UWOPA chairperson, Hon Sarah Opendi, while presenting the petition during plenary on Thursday, 03 March 2022, said that whilst there were reduced cases of maternal mortality, the health sector still needed to be well equipped.
The maternal mortality rate in the county, according to the 2016 Uganda Demographic Health Survey stands at 336 deaths per 100,000 live births. Teenage pregnancy contributes up to 17 per cent of all maternal deaths with over 300,000 teenage pregnancies reported.
“The Government through the Minister responsible for health to ensure that all the staff who provide maternal health care services in Uganda are fully trained and all health centres fully equipped,” she said.
Opendi, also the Tororo District Woman Representative, noted that most of the women who have given birth in hospitals or at home, do not have access or are not aware of postnatal care.
“Even though 74 per cent of childbirths in Uganda are attended to by skilled health personnel, it is important to note that 44 per cent of women do not receive postnatal care within two weeks after child birth,” she said, adding that because of the dehumanising treatment occasioned to the mothers at hospitals, many turn to the services of traditional birth attendants who were outlawed in 2005.
She also noted that the Constitution sets out the State’s duty to ensure all Ugandans enjoy access to health services and make practical measures to provide basic medical services.
“We are well aware that during the COVID-19 lock down, we lost mothers due to various reasons that can be avoided.
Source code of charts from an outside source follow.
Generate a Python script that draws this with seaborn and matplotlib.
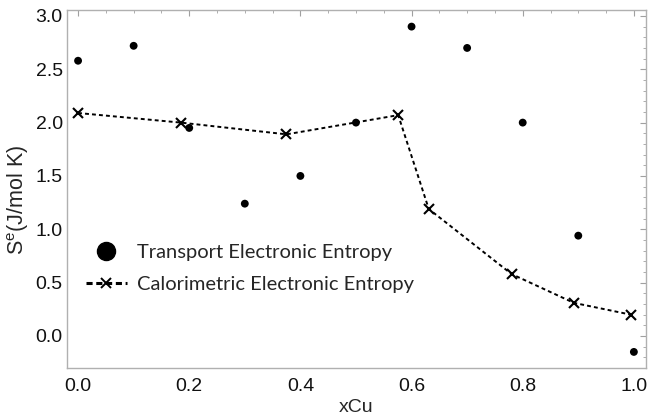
import matplotlib
matplotlib.use("Agg")
import matplotlib.pyplot as plt
from matplotlib.ticker import MultipleLocator, FormatStrFormatter
from matplotlib.lines import Line2D
import seaborn as sns
import pandas as pd

# Transport electronic entropy vs Cu fraction
x_transport = [0.0, 0.1, 0.2, 0.3, 0.4, 0.5, 0.6, 0.7, 0.8, 0.9, 1.0]
s_transport = [2.58, 2.72, 1.95, 1.24, 1.50, 2.00, 2.90, 2.70, 2.00, 0.94, -0.15]

# Calorimetric electronic entropy vs Cu fraction
x_calor = [0.0, 0.185, 0.375, 0.576, 0.631, 0.78, 0.892, 0.994]
s_calor = [2.09, 2.00, 1.89, 2.07, 1.19, 0.58, 0.31, 0.20]

transport = pd.DataFrame({"xCu": x_transport, "Se": s_transport})
calor = pd.DataFrame({"xCu": x_calor, "Se": s_calor})

sns.set_style("white")
plt.rcParams["font.family"] = ["Liberation Sans", "DejaVu Sans"]

fig, ax = plt.subplots(figsize=(6.5, 4.2), dpi=100)
fig.subplots_adjust(left=0.103, right=0.994, top=0.976, bottom=0.124)

dash = (0, (2.0, 1.6))
sns.lineplot(data=calor, x="xCu", y="Se", ax=ax, color="black", lw=1.4,
             linestyle=dash, marker="x", markersize=6.5,
             markeredgewidth=1.5, markeredgecolor="black",
             estimator=None, sort=False)
sns.scatterplot(data=transport, x="xCu", y="Se", ax=ax, color="black",
                s=32, edgecolor="none", zorder=3)

ax.set_xlim(-0.02, 1.022)
ax.set_ylim(-0.30, 3.055)
ax.xaxis.set_major_locator(MultipleLocator(0.2))
ax.xaxis.set_minor_locator(MultipleLocator(0.05))
ax.yaxis.set_major_locator(MultipleLocator(0.5))
ax.yaxis.set_minor_locator(MultipleLocator(0.1))
ax.xaxis.set_major_formatter(FormatStrFormatter("%.1f"))
ax.yaxis.set_major_formatter(FormatStrFormatter("%.1f"))

for sp in ax.spines.values():
    sp.set_color("#b0b0b0")
    sp.set_linewidth(1.0)
ax.tick_params(which="both", direction="in", top=True, right=True,
               color="#a0a0a0", labelsize=14, labelcolor="#111111")
ax.tick_params(which="major", length=4, width=0.8)
ax.tick_params(which="minor", length=2.2, width=0.6)
ax.tick_params(axis="x", pad=7)
ax.tick_params(axis="y", pad=3)

ax.set_xlabel("xCu", fontsize=14, labelpad=3)
ax.set_ylabel(r"S$^{\mathregular{e}}$(J/mol K)", fontsize=15.5)
ax.yaxis.set_label_coords(-0.062, 0.47)

handles = [
    Line2D([], [], color="black", marker="o", linestyle="none", markersize=13),
    Line2D([], [], color="black", marker="x", linestyle=(0, (2.0, 1.2)),
           lw=2.2, markersize=7, markeredgewidth=1.4),
]
ax.legend(handles, ["Transport Electronic Entropy", "Calorimetric Electronic Entropy"],
          loc="upper left", bbox_to_anchor=(0.002, 0.397), frameon=False,
          prop={"family": "Lato", "size": 14.5}, handlelength=2.0,
          handletextpad=0.5, labelspacing=0.75)

fig.savefig("out.png", dpi=100)
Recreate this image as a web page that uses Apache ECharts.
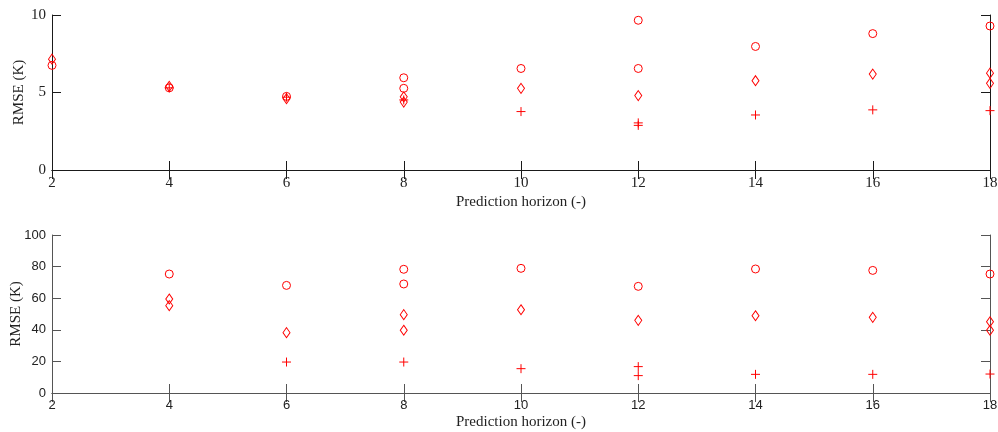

We have seen cases where doctors ask for money before a C-section, or some supplies because some health workers ask for money before offering the treatment,” she said.
She further informed members that there was need for the ministry to provide a hotline where mothers in labour can report cases of negligence.
“Most women in labour do not have money and yet they need help at that moment. The ministry should set up a dedicated hotline where women in labour can report cases of corruption and negligence at a health facility,” Opendi said.
The Deputy Speaker, Anita Among, while chairing the House implored the Minister of Health to make a statement on how to improve maternal mortality.
“It is sad that in this day and era an expectant mother is asked for gloves, cotton wool or even a maama kit. Why are you making child bearing difficult for the citizens? Why are you denying us a chance to reproduce? I implore the Minister of Health, who is a mother and knows the pain of giving birth to present a report in two week times,” Among said.